Now we just need to build a lot more homes.
9. Losing the Basin Reserve Flyover fight
Nationals signature transport policy has been its Roads of National Significance and one of those was a series of motorway projects through and north of Wellington. As mentioned above, they also changed the planning process, introducing a Board of Inquiry (BoI) which was intended to fast track projects and prevent them from being held up by years of court appeals. That backfired though when the NZTA sought approval for a flyover around the Basin Reserve.
Most notably it set some useful precedents due to the impact the project would have on the neighbouring area. A lot of the failure can be attributed to the NZTAs poor planning however that can in part be attributed to the pressure to get stuff built that National placed on them.
10. Urban Redevelopment
The government owns significant chunks of land in Auckland. This is mainly though Housing New Zealand and in many cases the land is poorly utilised. While they absolutely haven’t gone far enough, and they often tried to do anything but build homes, National increasingly came to realise they’d actually have to build homes and use government land better. This is primarily being delivered as a result of beefing up Housing NZ with redevelopments like at Northcote. While many of these changes are welcome, they too have often fallen under the category of too little too late.

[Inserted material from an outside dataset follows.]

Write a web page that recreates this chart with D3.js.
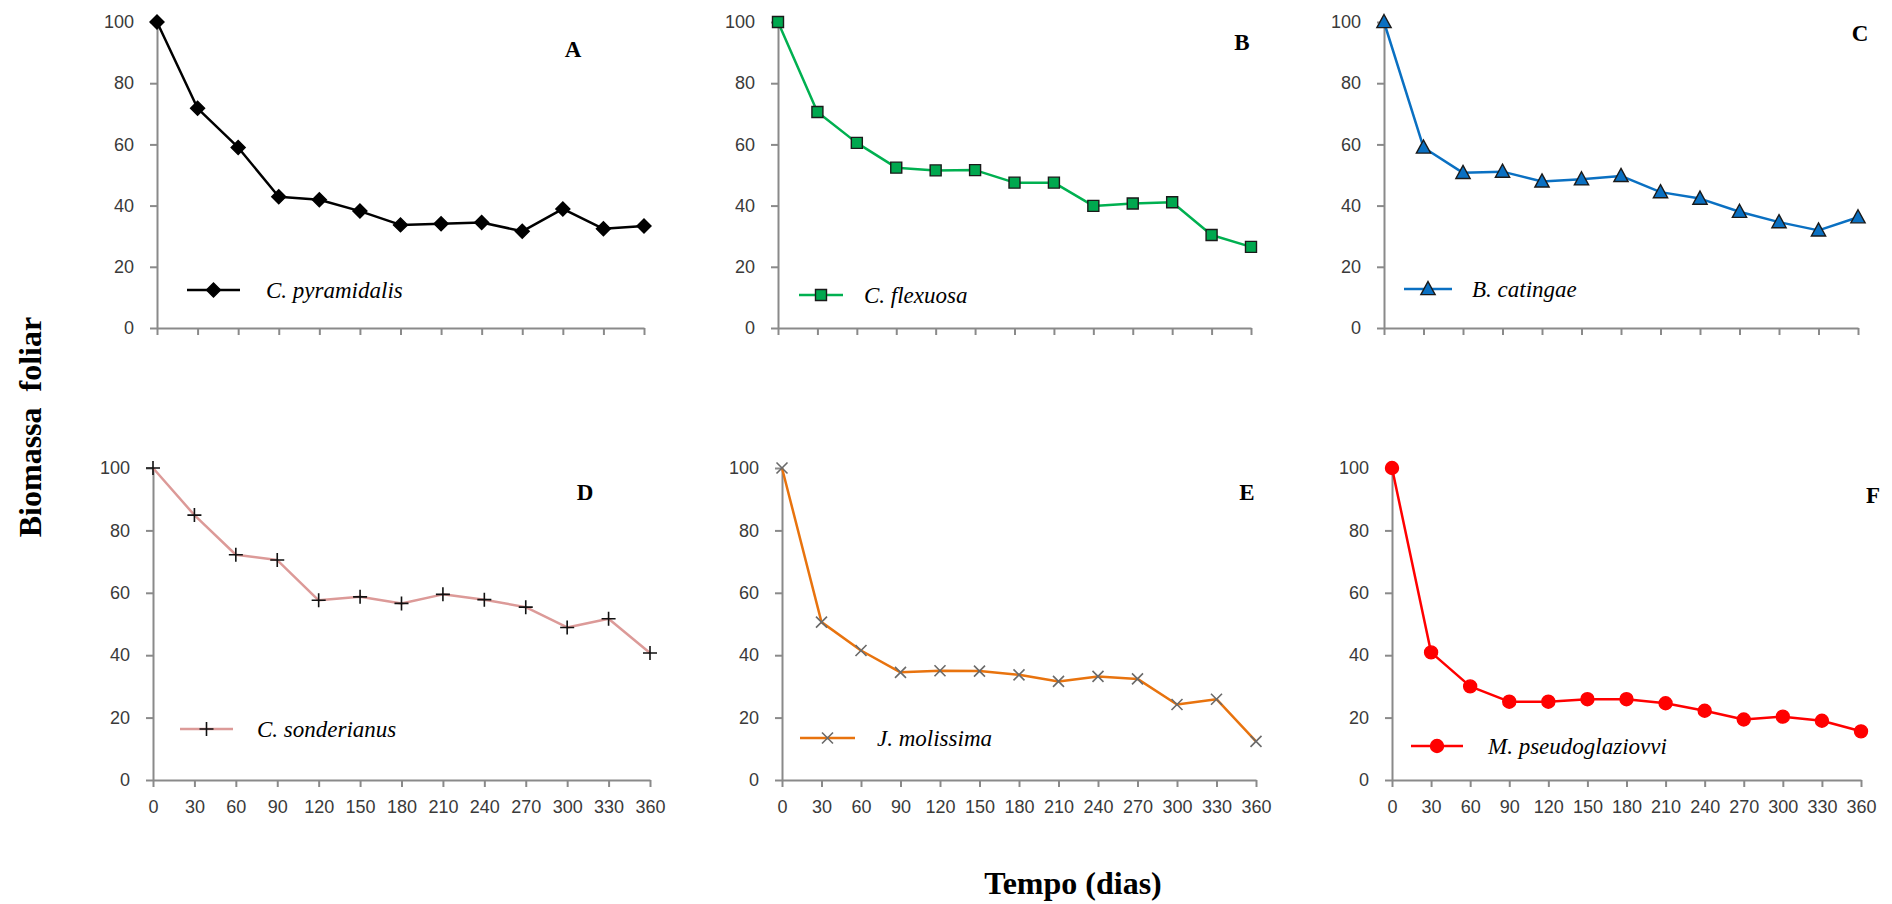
<!DOCTYPE html>
<html>
<head>
<meta charset="utf-8">
<script src="https://cdn.jsdelivr.net/npm/d3@7"></script>
<style>
  html, body { margin: 0; padding: 0; background: #fff; }
  svg { display: block; }
</style>
</head>
<body>
<svg id="chart" width="1892" height="904"></svg>
<script>
// ---------------- data ----------------
const days = [0, 30, 60, 90, 120, 150, 180, 210, 240, 270, 300, 330, 360];
const yTicks = [0, 20, 40, 60, 80, 100];

const pyramidalis     = [100, 71.8, 59.0, 42.9, 41.9, 38.2, 33.7, 34.1, 34.5, 31.6, 38.9, 32.4, 33.3];
const flexuosa        = [100, 70.6, 60.5, 52.4, 51.5, 51.6, 47.5, 47.5, 39.9, 40.7, 41.1, 30.4, 26.5];
const catingae        = [100, 59.0, 50.7, 51.1, 47.9, 48.6, 49.7, 44.4, 42.3, 38.0, 34.6, 31.9, 36.2];
const sonderianus     = [100, 84.9, 72.2, 70.5, 57.6, 58.7, 56.6, 59.5, 57.8, 55.4, 48.9, 51.7, 40.7];
const molissima       = [100, 50.6, 41.5, 34.5, 35.0, 34.9, 33.7, 31.6, 33.2, 32.4, 24.2, 25.9, 12.4];
const pseudoglaziovvi = [100, 40.9, 30.0, 25.1, 25.1, 25.9, 25.9, 24.6, 22.2, 19.4, 20.3, 19.0, 15.6];

const speciesNames = ["C. pyramidalis", "C. flexuosa", "B. catingae", "C. sonderianus", "J. molissima", "M. pseudoglaziovvi"];
const panelLetters = ["A", "B", "C", "D", "E", "F"];
const seriesValues = [pyramidalis, flexuosa, catingae, sonderianus, molissima, pseudoglaziovvi];

const yTitle = "Biomassa  foliar";
const xTitle = "Tempo (dias)";

// ---------------- styles / layout ----------------
const lineColors   = ["#000000", "#00b050", "#0a70c2", "#dc9a98", "#e8730e", "#ff0000"];
const markerTypes  = ["diamond", "square", "triangle", "plus", "times", "circle"];
const markerFill   = ["#000000", "#00a84f", "#0a70c2", "none", "none", "#ff0000"];
const markerStroke = ["#000000", "#1a1a1a", "#1a1a1a", "#111111", "#6a6a6a", "#ff0000"];

// plot areas: [x0, x1, yTop(100), yBottom(0)]
const panels = [
  [157, 644, 22, 328],
  [778, 1251, 22, 328],
  [1384, 1858, 22, 328],
  [153, 650, 468, 780],
  [782, 1256, 468, 780],
  [1392, 1861, 468, 780]
];
// legend: [lineX0, lineX1, y, textX]
const legends = [
  [187, 240, 290, 266],
  [799, 843, 295, 864],
  [1404, 1452, 289, 1472],
  [180, 233, 729, 257],
  [800, 855, 738, 877],
  [1411, 1463, 746, 1488]
];
// letter label positions (baseline)
const letterPos = [[573, 57], [1242, 50], [1860, 41], [585, 500], [1247, 500], [1873, 503]];

const svg = d3.select("#chart");

function markerPath(type) {
  const p = d3.path();
  switch (type) {
    case "diamond": { const r = 7; p.moveTo(0, -r); p.lineTo(r, 0); p.lineTo(0, r); p.lineTo(-r, 0); p.closePath(); break; }
    case "square": { const s = 5.5; p.rect(-s, -s, 2 * s, 2 * s); break; }
    case "triangle": { const h = 7.5; p.moveTo(0, -h); p.lineTo(h * 0.95, h * 0.75); p.lineTo(-h * 0.95, h * 0.75); p.closePath(); break; }
    case "plus": { const a = 7; p.moveTo(-a, 0); p.lineTo(a, 0); p.moveTo(0, -a); p.lineTo(0, a); break; }
    case "times": { const a = 5.5; p.moveTo(-a, -a); p.lineTo(a, a); p.moveTo(a, -a); p.lineTo(-a, a); break; }
    case "circle": { p.arc(0, 0, 6.5, 0, 2 * Math.PI); break; }
  }
  return p.toString();
}

const axisColor = "#8a8a8a";
const tickTextColor = "#3a3a3a";

panels.forEach((pn, i) => {
  const [x0, x1, yT, yB] = pn;
  const x = d3.scaleLinear().domain([0, 360]).range([x0, x1]);
  const y = d3.scaleLinear().domain([0, 100]).range([yB, yT]);
  const g = svg.append("g");
  const bottomRow = i >= 3;

  // y axis
  const ya = g.append("g").attr("transform", `translate(${x0},0)`)
    .call(d3.axisLeft(y).tickValues(yTicks).tickSize(7).tickSizeOuter(0).tickPadding(16));
  // x axis
  const xa = g.append("g").attr("transform", `translate(0,${yB})`)
    .call(d3.axisBottom(x).tickValues(days).tickSize(7).tickSizeOuter(0).tickPadding(13)
      .tickFormat(bottomRow ? d3.format("d") : () => ""));

  [ya, xa].forEach(a => {
    a.select(".domain").attr("stroke", axisColor).attr("stroke-width", 2);
    a.selectAll(".tick line").attr("stroke", axisColor).attr("stroke-width", 2);
    a.selectAll(".tick text").attr("fill", tickTextColor)
      .style("font-family", "'Liberation Sans', Arial, sans-serif").style("font-size", "18px");
  });

  const vals = seriesValues[i];
  const line = d3.line().x((d, k) => x(days[k])).y(d => y(d));
  g.append("path").datum(vals).attr("d", line)
    .attr("fill", "none").attr("stroke", lineColors[i]).attr("stroke-width", 2.5)
    .attr("stroke-linejoin", "round");

  const mp = markerPath(markerTypes[i]);
  g.selectAll("path.mk").data(vals).enter().append("path").attr("class", "mk")
    .attr("transform", (d, k) => `translate(${x(days[k])},${y(d)})`)
    .attr("d", mp)
    .attr("fill", markerFill[i]).attr("stroke", markerStroke[i])
    .attr("stroke-width", markerTypes[i] === "plus" || markerTypes[i] === "times" ? 1.6 : 1.4);

  // legend
  const [lx0, lx1, ly, tx] = legends[i];
  g.append("line").attr("x1", lx0).attr("x2", lx1).attr("y1", ly).attr("y2", ly)
    .attr("stroke", lineColors[i]).attr("stroke-width", 2.5);
  g.append("path").attr("transform", `translate(${(lx0 + lx1) / 2},${ly})`).attr("d", mp)
    .attr("fill", markerFill[i]).attr("stroke", markerStroke[i])
    .attr("stroke-width", markerTypes[i] === "plus" || markerTypes[i] === "times" ? 1.6 : 1.4);
  g.append("text").attr("x", tx).attr("y", ly + 8).text(speciesNames[i])
    .style("font-family", "'Liberation Serif', 'Times New Roman', serif")
    .style("font-style", "italic").style("font-size", "23px").attr("fill", "#000");

  // panel letter
  g.append("text").attr("x", letterPos[i][0]).attr("y", letterPos[i][1]).text(panelLetters[i])
    .attr("text-anchor", "middle")
    .style("font-family", "'Liberation Serif', 'Times New Roman', serif")
    .style("font-weight", "bold").style("font-size", "23px").attr("fill", "#000");
});

// axis titles
svg.append("text").attr("transform", "translate(41,427) rotate(-90)")
  .attr("text-anchor", "middle").text(yTitle)
  .style("font-family", "'Liberation Serif', 'Times New Roman', serif")
  .style("font-weight", "bold").style("font-size", "32px").style("white-space", "pre")
  .attr("xml:space", "preserve");
svg.append("text").attr("x", 1073).attr("y", 894).attr("text-anchor", "middle").text(xTitle)
  .style("font-family", "'Liberation Serif', 'Times New Roman', serif")
  .style("font-weight", "bold").style("font-size", "32px");
</script>
</body>
</html>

Housing NZ, also ended up playing a critical role in pushing for increased housing capacity within the Unitary Plan process.
Over the nine years National have achieved some positive things for our urban environment but it’s notable that many were either
a) a continuation of work by the previous Labour government or
b) only achieved after exhausting all options to try and not do something
With a new government we look forward to seeing some much better urban outcomes.